How Tile Installation Is Classified in Canada

Tile installation in Canada falls under the broader category of flooring or finishing work, depending on the province. It is not a universally licensed trade in the same way electrical or plumbing work is regulated, which means the barriers to entry are lower and the range of skill levels among practitioners is wider.

In Ontario, tile setters can qualify under the Red Seal Program — a national interprovincial standard administered through provincial apprenticeship bodies. A tile setter holding a Red Seal Certificate of Qualification has completed a formal apprenticeship and passed a standardised exam. However, Red Seal certification is not mandatory to operate as a tile installer, and many experienced tradespeople do not hold this credential.

In Quebec, some tile work may fall under the jurisdiction of the Commission de la construction du Québec (CCQ), which oversees labour relations in the construction industry. Homeowners undertaking renovation work should verify whether a particular project requires a CCQ-licensed contractor.

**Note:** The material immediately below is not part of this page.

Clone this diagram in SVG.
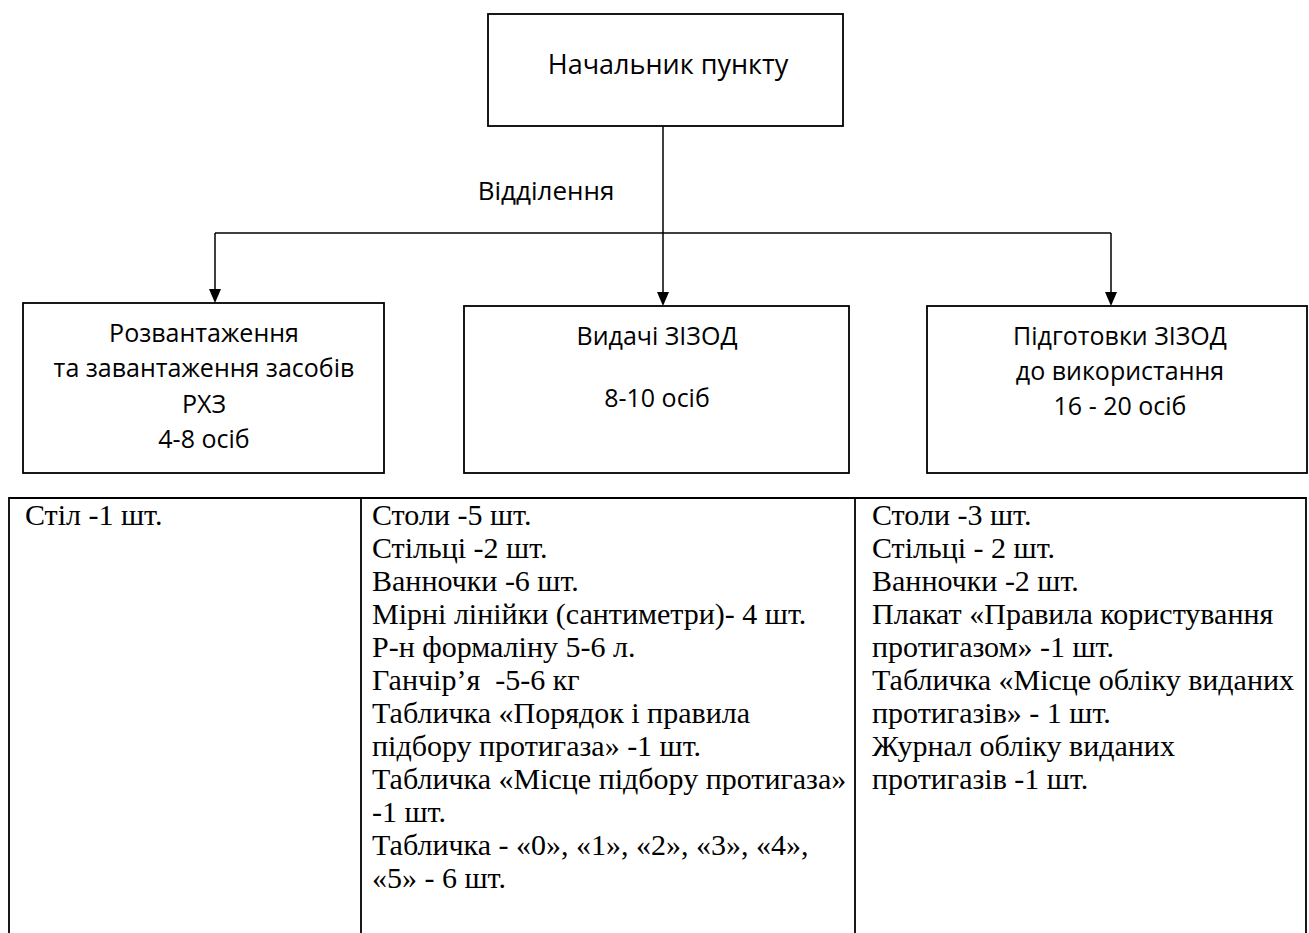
<svg xmlns="http://www.w3.org/2000/svg" width="1309" height="933" viewBox="0 0 1309 933">
<style>
.box{fill:#fff;stroke:#000;stroke-width:1.8}
.t{font-family:"Open Sans","Noto Sans",sans-serif;font-size:25px;fill:#000;text-anchor:middle}
.tab{font-family:"Liberation Serif","Times New Roman",serif;font-size:30px;fill:#000}
.ln{stroke:#000;stroke-width:1.5;fill:none}
.grid{stroke:#000;stroke-width:1.8;fill:none}
.ah{fill:#000}
</style>
<rect width="1309" height="933" fill="#fff"/>
<g id="head">
<rect class="box" x="488" y="14" width="355" height="112"/>
<text class="t" x="668" y="74" style="font-size:27px">Начальник пункту</text>
</g>
<g id="connectors">
<line class="ln" x1="663" y1="126" x2="663" y2="292"/>
<path class="ah" d="M657,292 L669,292 L663,306 Z"/>
<line class="ln" x1="215" y1="233" x2="1111" y2="233"/>
<line class="ln" x1="215" y1="233" x2="215" y2="289"/>
<path class="ah" d="M209,289 L221,289 L215,303 Z"/>
<line class="ln" x1="1111" y1="233" x2="1111" y2="292"/>
<path class="ah" d="M1105,292 L1117,292 L1111,306 Z"/>
</g>
<g id="label">
<text class="t" x="546" y="200" style="font-size:26px">Відділення</text>
</g>
<g id="unload">
<rect class="box" x="23" y="303" width="361" height="170"/>
<text class="t" x="204" y="342">Розвантаження</text>
<text class="t" x="204" y="377">та завантаження засобів</text>
<text class="t" x="204" y="413">РХЗ</text>
<text class="t" x="204" y="448">4-8 осіб</text>
</g>
<g id="issue">
<rect class="box" x="464" y="306" width="385" height="167"/>
<text class="t" x="657" y="345">Видачі ЗІЗОД</text>
<text class="t" x="657" y="407">8-10 осіб</text>
</g>
<g id="prep">
<rect class="box" x="927" y="306" width="380" height="167"/>
<text class="t" x="1120" y="345">Підготовки ЗІЗОД</text>
<text class="t" x="1120" y="380">до використання</text>
<text class="t" x="1120" y="415">16 - 20 осіб</text>
</g>
<g id="table">
<path class="grid" d="M9,933 V498 H1306 V933 M361,498 V933 M855,498 V933"/>
<text class="tab" x="25" y="525">Стіл -1 шт.</text>
<text class="tab" x="372" y="525">Столи -5 шт.</text>
<text class="tab" x="372" y="558">Стільці -2 шт.</text>
<text class="tab" x="372" y="591">Ванночки -6 шт.</text>
<text class="tab" x="372" y="624">Мірні лінійки (сантиметри)- 4 шт.</text>
<text class="tab" x="372" y="657">Р-н формаліну 5-6 л.</text>
<text class="tab" x="372" y="690" xml:space="preserve">Ганчір’я  -5-6 кг</text>
<text class="tab" x="372" y="723">Табличка «Порядок і правила</text>
<text class="tab" x="372" y="756">підбору протигаза» -1 шт.</text>
<text class="tab" x="372" y="789">Табличка «Місце підбору протигаза»</text>
<text class="tab" x="372" y="822">-1 шт.</text>
<text class="tab" x="372" y="855">Табличка - «0», «1», «2», «3», «4»,</text>
<text class="tab" x="372" y="888">«5» - 6 шт.</text>
<text class="tab" x="872" y="525">Столи -3 шт.</text>
<text class="tab" x="872" y="558">Стільці - 2 шт.</text>
<text class="tab" x="872" y="591">Ванночки -2 шт.</text>
<text class="tab" x="872" y="624">Плакат «Правила користування</text>
<text class="tab" x="872" y="657">протигазом» -1 шт.</text>
<text class="tab" x="872" y="690">Табличка «Місце обліку виданих</text>
<text class="tab" x="872" y="723">протигазів» - 1 шт.</text>
<text class="tab" x="872" y="756">Журнал обліку виданих</text>
<text class="tab" x="872" y="789">протигазів -1 шт.</text>
</g>
</svg>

What to Ask Before Signing

Insurance and WSIB / WCB Coverage

Before any work begins, confirm that the contractor carries general liability insurance and, where applicable, is registered with the Workplace Safety and Insurance Board (WSIB) in Ontario or the Workers' Compensation Board (WCB) equivalent in other provinces. This matters because if a worker is injured on your property and the contractor lacks coverage, the homeowner can be held liable in certain circumstances.

Requesting a copy of the insurance certificate is standard practice. A contractor who declines to provide it or who describes the request as unusual is a signal worth noting.

Experience with the Specific Material

Setting natural stone — particularly large-format slate, marble, or quartzite — requires different skills and tools than installing standard ceramic or porcelain tile. Back-buttering techniques, thinset selection, and layout planning differ between material types. Ask directly whether the installer has completed similar projects, and ask to see photographic examples if available.

Large-format natural stone tiles (600 mm × 600 mm and above) are prone to lippage — visible height differences between adjacent tiles — if the substrate is not flat to the required tolerance. This is one of the most common quality issues in natural stone floor installations and can be difficult to correct after the fact.

Reading a Tile Installation Quote

A written quote for tile work should itemise labour and materials separately where possible, and should specify the scope of work clearly. Typical line items include: surface preparation (including any substrate work), material cost (if the contractor is supplying tile), adhesive and grout materials, labour per square metre, and disposal of waste material.

Labour Rates in Major Canadian Markets

Labour rates for tile installation vary by city and project type. Urban markets in Toronto, Vancouver, and Calgary tend to have higher rates than smaller centres. Specialty work — natural stone, heated floor systems, complex mosaic patterns — commands higher rates than standard ceramic or porcelain installations. These figures shift with demand and inflation, so any specific number cited as "typical" would be outdated within a short period. Collecting three quotes from different installers remains the most reliable way to understand the current market rate for a specific scope of work.

What Is Usually Not Included

Quotes for tile installation commonly exclude: the cost of tile and materials if the homeowner is supplying them, repairs to the subfloor if problems are discovered after work begins, removal of existing flooring, and permit fees where applicable. Clarifying these exclusions before signing prevents disputes mid-project.

Backsplash Projects: Scope and Duration

A standard kitchen backsplash installation — ceramic or porcelain tile, no unusual substrate issues — is typically a one to two-day project for an experienced installer. This includes removing any existing backsplash material, preparing the wall surface, setting the tile, and grouting. Curing time for grout extends the timeline before the area can return to normal use; most grout products specify a minimum of 24 hours before water exposure.

Natural stone backsplash materials, particularly unsealed marble or travertine, require sealing before grouting — a step that extends the schedule and that some less-experienced installers skip.

Grey slate speckled rectangle floor paving texture
Grey slate floor tile texture. Source: Wikimedia Commons (CC BY-SA 4.0).

Floor Tile Projects: What Affects Duration

Floor tile projects are influenced by several variables: the total area, the pattern complexity (straight lay versus diagonal or herringbone), the substrate condition, and the tile format. A 20 square metre bathroom floor in a straightforward straight-lay pattern on a sound concrete slab is a different project from a 20 square metre slate floor in an older home with an uneven wood subfloor that requires levelling compound.

Substrate work — including the installation of cement board or uncoupling membrane — is the phase most frequently underestimated in duration. If problems are found after the existing floor is removed (rot in the subfloor, for instance, which is not uncommon in older Canadian homes near wet areas), the timeline extends accordingly.

After the Work Is Complete

Most contractors do a final walkthrough with the client before considering the project complete. This is the appropriate time to point out any visible defects — uneven tiles, grout holidays (gaps in grout lines), grout haze left on tile surfaces — while the contractor is still on-site and has the material to address them. Grout haze on polished or honed stone surfaces is best removed shortly after installation, while the residue is still relatively soft. Once it cures fully, removal requires more effort and can risk surface scratching.